A word that cost me £75,000!
It was really exciting times leading up to the launch of one of the leading telecoms companies in the world in France. Having launched other such ventures, everything was under my firm grip, or so I thought. The marketing team in Paris were gearing up and waiting eagerly to start beating the drums and launch their campaigns. All the marketing collaterals were being designed in the HQ in London and the Printers in Paris were on standby. Everything seemed to be going very well, the designs came through and the marketing manager checked through them to ensure everything was perfect before going off to the Printers. The next day we had pallet loads of printed leaflets, posters, banners etc. delivered to the office and everyone was happy!
During the next couple of days, our new legal representatives in Paris came in to the office for a meeting. On their visit, they noticed our posters and one of them pointed out in all calmness that the posters were not legally compliant and could not be used! Specifically, she pointed out that a particular word in the text of the poster was translated incorrectly!! One word!? ...phew, I thought...what’s the big deal? One word wasn’t going to stop me from plastering Paris with these posters in the next few days. However, Stephanie insisted that we couldn’t use the word “meilleurs” - meaning 'best', in the phrase “les meilleurs tariffs” as it cannot be proven that it the best, nor is it a sustainable claim and hence doesn’t comply with the French advertising regulations authority’s (ARPP) requirements.
I wasn’t going to swallow this one easily; my legal representatives in the UK had already been through the ad text copy and approved it. However, they obviously looked at the English version of the ad copy in which this particular phrase read “The cheapest tariffs” and that was not a problem for the British lawyers. However when this approved text got translated by the Agency (I won’t name the agency here, but you’re bound to know them!!) the translator translated the text to “Les meilleurs tariffs” and all the French employees who read this in our Paris office before the posters went to print, were perfectly happy with it but no one had the French legal hat on to realise that it was going to be a problem.
As for the Translation Agency in concern, they had used a native French speaker from France to do the translation, BUT they obviously failed to use an experienced enough translator with knowledge of Advertising Standards Regulations in Paris, resulting in us having to scrap £75,000 worth of printed marketing collateral.
My manager, who is also a major share holder of the firm, called me in to his office after the launch and put it to me in plain words “This £75K loss, should it come out of your salary!?”. I had nothing to say really, although I felt I had all the explanations as to what had happened.

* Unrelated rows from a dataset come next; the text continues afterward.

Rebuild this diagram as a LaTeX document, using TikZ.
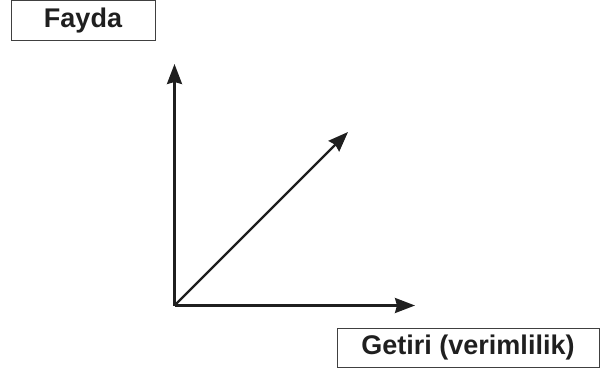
\documentclass[tikz,border=0pt]{standalone}
\usepackage{fontspec}
\setmainfont{Liberation Sans}
\usepackage{tikz}
\usetikzlibrary{positioning, arrows.meta}

\begin{document}
\begin{tikzpicture}[x=1pt, y=-1pt]
  \tikzstyle{labelbox}=[draw=black!75, line width=1pt, inner sep=0pt, font=\fontsize{27}{31}\selectfont\bfseries, text=black!88]
  \tikzstyle{axis}=[line width=2.4pt, draw=black!88, -{Stealth[length=20pt, width=15pt, inset=2pt]}]
  \useasboundingbox (0, 0) rectangle (600, 370);

  % labels
  \node (fayda) at (83, 20.5) [labelbox, minimum width=144pt, minimum height=40pt] {Fayda};
  \node (getiri) at (468, 347.5) [labelbox, minimum width=262pt, minimum height=39pt] {Getiri (verimlilik)};

  % axes
  \coordinate (origin) at (174.5, 305.5);
  \coordinate (ytip) at (174.5, 64);
  \coordinate (xtip) at (415, 305.5);
  \coordinate (dtip) at (348, 132);
  \draw[axis] (origin) -- (ytip);
  \draw[axis] (origin) -- (xtip);
  \draw[axis] (origin) -- (dtip);
\end{tikzpicture}
\end{document}
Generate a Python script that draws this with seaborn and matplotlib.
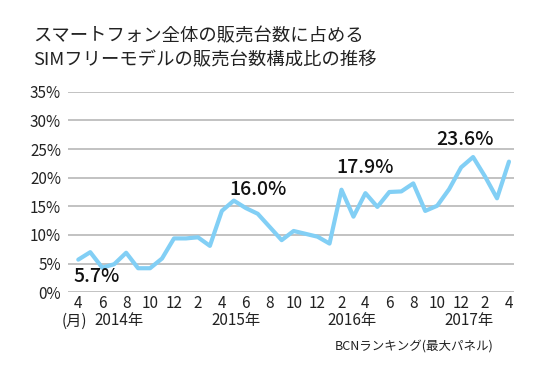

And it didn’t get taken out of my salary of course!!
As a management consultant I have worked across the Telecoms, IT, Insurance and Manufacturing sectors and the number of times I have come across challenges associated with language service providers are far too many to count. This event was the final straw and I knew what I needed to do after that.
This is why I set out to create a world class translation company that can be counted upon for all language services. I was going to make sure that my team understood the business requirements, the context and the cultural, religious and legal nuances associated with every project that we handle and that’s what I did. I founded Vocabridge, with an excellent team of professionals who are every bit passionate about what we do!
Thanks to all of our clients and partners who have trusted us to date and we continue to expand our horizons every day because of people like you.